Comment Re:Too many pixels = slooooooow (Score 1) 263

Actually, there is no such thing as pure retina resolution. There is only retina resolution as a function of pixel density and viewing distance. So, 4k on a 32" monitor at an 24" viewing distance is retina resolution at typical viewing distance. However, 4k on a 32" monitor at much shorter viewing distance is not.

Comment Re:BCD mode (Score 1) 140

Actually, it was very useful when the 6502 was introduced. Remember, computers were slow back then. Converting a binary number to decimal was especially slow, since it involves division with remainder in a loop, once for each digit produce, and the 6502 had no hardware multiplication or division instructions.

Also — and this is even true today — if you do all your calculations in base 10 instead of binary, you get a different (sometimes more desirable) behavior of rounding. For example, financial calculations are almost always best done in base 10 rather than base 2. No self-respecting spreadsheet program does its financial arithmetic in base 2.

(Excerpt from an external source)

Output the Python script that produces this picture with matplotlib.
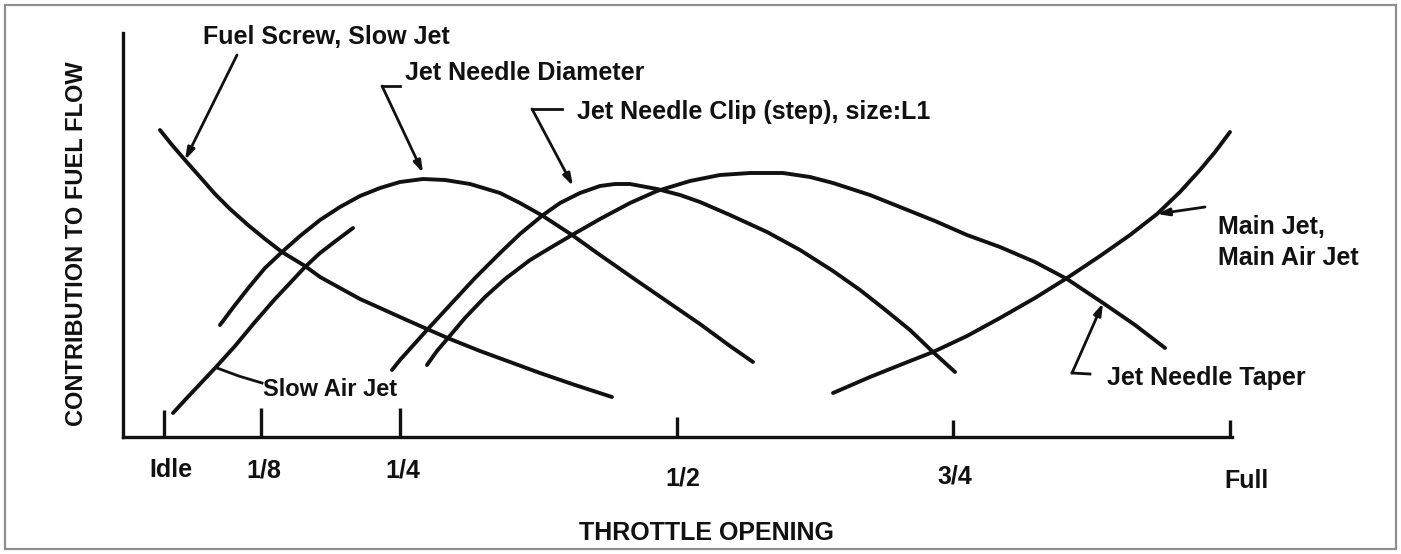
import matplotlib
matplotlib.use("Agg")
import matplotlib.pyplot as plt
from matplotlib.patches import Rectangle

# ---------------- data (throttle opening in % of full, contribution in relative units) ----
fuel_screw_x = [3.34, 4.43, 5.60, 6.96, 8.31, 9.67, 11.29, 12.83, 14.36, 16.44, 17.80,
                19.60, 21.41, 23.22, 25.02, 27.46, 29.54, 32.25, 34.96, 37.67, 40.83, 44.17]
fuel_screw_y = [76.75, 73, 69.25, 65, 60.75, 57, 53, 49.5, 46.25, 42.75, 40,
                37.25, 34.5, 32.25, 30, 27, 24.5, 21.5, 18.75, 16, 13, 10]

slow_air_x = [4.52, 5.60, 6.96, 8.49, 10.12, 11.92, 13.73, 15.09, 16.44, 17.80, 19.33, 20.78]
slow_air_y = [6, 9.25, 13.25, 17.75, 22.75, 28.75, 34.5, 38.5, 42.5, 46, 49.25, 52.25]

needle_diam_x = [8.76, 10.12, 11.47, 12.83, 14.36, 15.99, 17.80, 19.60, 21.41, 23.22, 25.02, 27.10,
                 29.09, 31.35, 34.06, 35.86, 37.94, 40.56, 43.09, 46.07, 48.96, 52.12, 54.83, 56.91]
needle_diam_y = [28, 33, 37.75, 42.25, 46.25, 50.25, 54.25, 57.5, 60.25, 62.25, 63.75, 64.5,
                 64.25, 63.25, 61, 58.5, 55.25, 50.5, 45.5, 39.75, 34.25, 28.25, 22.75, 18.75]

needle_clip_x = [24.30, 25.02, 27.46, 29.54, 31.80, 34.06, 35.86, 37.94, 39.48, 41.28, 43.09, 44.44,
                 45.80, 48.24, 50.32, 52.12, 54.83, 58.18, 61.16, 64.14, 66.58, 68.65, 71.09, 73.17, 75.16]
needle_clip_y = [16.75, 19.25, 26.75, 33, 39.75, 46, 50.75, 55.5, 58.5, 61, 62.75, 63.25,
                 63.25, 62, 60.5, 58.75, 55.5, 51.25, 46.75, 41.5, 36.75, 32.25, 26.75, 21.25, 16.25]

needle_taper_x = [27.46, 28.36, 29.36, 30.89, 32.70, 34.51, 36.77, 38.57, 40.56, 43.09, 45.80, 48.24,
                  51.22, 53.93, 56.64, 59.62, 62.06, 64.14, 67.48, 70.19, 73.35, 76.24, 79.22, 82.38,
                  85.28, 88.53, 91.42, 94.13]
needle_taper_y = [18, 21.5, 24.75, 29.75, 35, 39.5, 44.25, 47.25, 50.5, 54.5, 58.5, 61.5,
                  64, 65.5, 66, 66, 65, 63.5, 60.5, 57.5, 54, 50.5, 47.5, 43.75,
                  39.5, 33.5, 28, 22.25]

main_jet_x = [64.14, 67.48, 70.19, 73.17, 76.24, 79.22, 82.38, 85.28, 88.26, 90.97, 93.41,
              95.48, 97.29, 98.65, 100.0]
main_jet_y = [11, 15, 18, 21.25, 25.25, 29.75, 34.75, 39.75, 45.25, 50.5, 55.75,
              61.25, 66.75, 71.25, 76.25]

tick_pos = [3.7, 12.5, 25, 50, 75, 100]
tick_labels = ["Idle", "1/8", "1/4", "1/2", "3/4", "Full"]
tick_heights = [6.75, 7.25, 7.25, 5, 4.25, 4.25]

# ---------------- layout ----------------
tick_label_dx = [0.6, 0.2, 0.3, 0.6, 0.1, 1.5]
tick_label_y = [-8.25, -8.25, -8.5, -10.25, -10, -11]

FONT = "Liberation Sans"
FS = 18
INK = "#111111"
LW = 2.8

fig = plt.figure(figsize=(14.01, 5.54), dpi=100)
fig.patch.set_facecolor("white")
fig.add_artist(Rectangle((5 / 1401, 5 / 554), 1391 / 1401, 544 / 554,
                         transform=fig.transFigure, fill=False,
                         edgecolor="#8f8f8f", lw=1.6))

ax = fig.add_axes([123 / 1401, (554 - 437) / 554, 1109 / 1401, 404 / 554])
ax.set_xlim(0, 100.18)
ax.set_ylim(0, 101)
for s in ["top", "right"]:
    ax.spines[s].set_visible(False)
for s in ["left", "bottom"]:
    ax.spines[s].set_linewidth(2.4)
    ax.spines[s].set_color(INK)
    ax.spines[s].set_capstyle("projecting")
ax.set_xticks([])
ax.set_yticks([])
ax.patch.set_alpha(0)

curve_kw = dict(color=INK, lw=LW, solid_capstyle="round", solid_joinstyle="round",
                clip_on=False)
ax.plot(fuel_screw_x, fuel_screw_y, **curve_kw)
ax.plot(slow_air_x, slow_air_y, **curve_kw)
ax.plot(needle_diam_x, needle_diam_y, **curve_kw)
ax.plot(needle_clip_x, needle_clip_y, **curve_kw)
ax.plot(needle_taper_x, needle_taper_y, **curve_kw)
ax.plot(main_jet_x, main_jet_y, **curve_kw)

# ticks on the throttle axis
ax.vlines(tick_pos, 0, tick_heights, color=INK, lw=2.4, clip_on=False)
for p, lab, dx, ly in zip(tick_pos, tick_labels, tick_label_dx, tick_label_y):
    ax.text(p + dx, ly, lab, ha="center", va="center", fontsize=FS,
            fontweight="bold", family=FONT, color=INK, clip_on=False)

txt_kw = dict(fontsize=FS, fontweight="bold", family=FONT, color=INK,
              va="center", ha="left", clip_on=False)
arrow_kw = dict(arrowstyle="-|>,head_length=0.7,head_width=0.22", color=INK,
                lw=2.0, shrinkA=0, shrinkB=0)

# Fuel Screw, Slow Jet
ax.text(7.23, 100, "Fuel Screw, Slow Jet", **txt_kw)
ax.annotate("", xy=(5.60, 69.25), xytext=(10.30, 95.5), arrowprops=arrow_kw,
            annotation_clip=False)

# Jet Needle Diameter
ax.text(25.47, 91, "Jet Needle Diameter", **txt_kw)
ax.plot([25.02, 23.40], [87.75, 87.75], color=INK, lw=2.0, clip_on=False)
ax.annotate("", xy=(27.10, 66), xytext=(23.40, 87.75), arrowprops=arrow_kw,
            annotation_clip=False)

# Jet Needle Clip
ax.text(41.01, 81.25, "Jet Needle Clip (step), size:L1", **txt_kw)
ax.plot([39.66, 36.95], [82, 82], color=INK, lw=2.0)
ax.annotate("", xy=(40.65, 62.75), xytext=(36.95, 82), arrowprops=arrow_kw)

# Slow Air Jet
ax.plot([8.49, 10.5, 12.56], [17.25, 15.2, 13.5], color=INK, lw=2.0)
ax.text(12.65, 11.75, "Slow Air Jet", **dict(txt_kw, fontsize=17))

# Main Jet
ax.text(98.92, 52.5, "Main Jet,", **txt_kw)
ax.text(98.92, 44.75, "Main Air Jet", **txt_kw)
ax.annotate("", xy=(93.41, 55.75), xytext=(97.74, 57.5), arrowprops=arrow_kw,
            annotation_clip=False)

# Jet Needle Taper
ax.text(88.89, 14.75, "Jet Needle Taper", **txt_kw)
ax.plot([87.35, 85.73], [15.75, 16], color=INK, lw=2.0)
ax.annotate("", xy=(88.53, 33.5), xytext=(85.73, 16), arrowprops=arrow_kw)

# axis titles
ax.text(52.67, -24, "THROTTLE OPENING", ha="center", va="center", fontsize=FS,
        fontweight="bold", family=FONT, color=INK, clip_on=False)
ax.text(-4.16, 48.25, "CONTRIBUTION TO FUEL FLOW", ha="center", va="center",
        rotation=90, fontsize=17, fontweight="bold", family=FONT, color=INK,
        clip_on=False)

fig.savefig("out.png", dpi=100)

Comment Re:BCD mode (Score 1) 140

BCD mode is useful when you are working with numbers that you want to display to humans often. That is, you can do all the arithmetic in base 10 instead of binary. BCD is slower to work with than binary, but much faster to convert in and out of, since there's basically no conversion other than adding 0x30 (ASCII '0') to the nybble you want to display.

Working in binary, on the other hand, requires costly conversion in and out of human-readable decimal. For example, converting decimal to binary requires a costly multiplication (by 10) on each digit consumed, and converting back to decimal from binary requires a costly division (by 10) one each digit produced.

So for things like scores in games, yeah, BCD is a nice thing.

Comment Re:BCD mode (Score 2) 140

Hmm, you know what? Damn. I misremembered how it worked, and I didn't read closely enough at the link I provided. So, to stand corrected, the D flag was something you set (or cleared) proactively using the SED or CLD instruction. It actually indicated a mode you were in, rather than being a flag in the usual sense (such as a carry or a zero flag).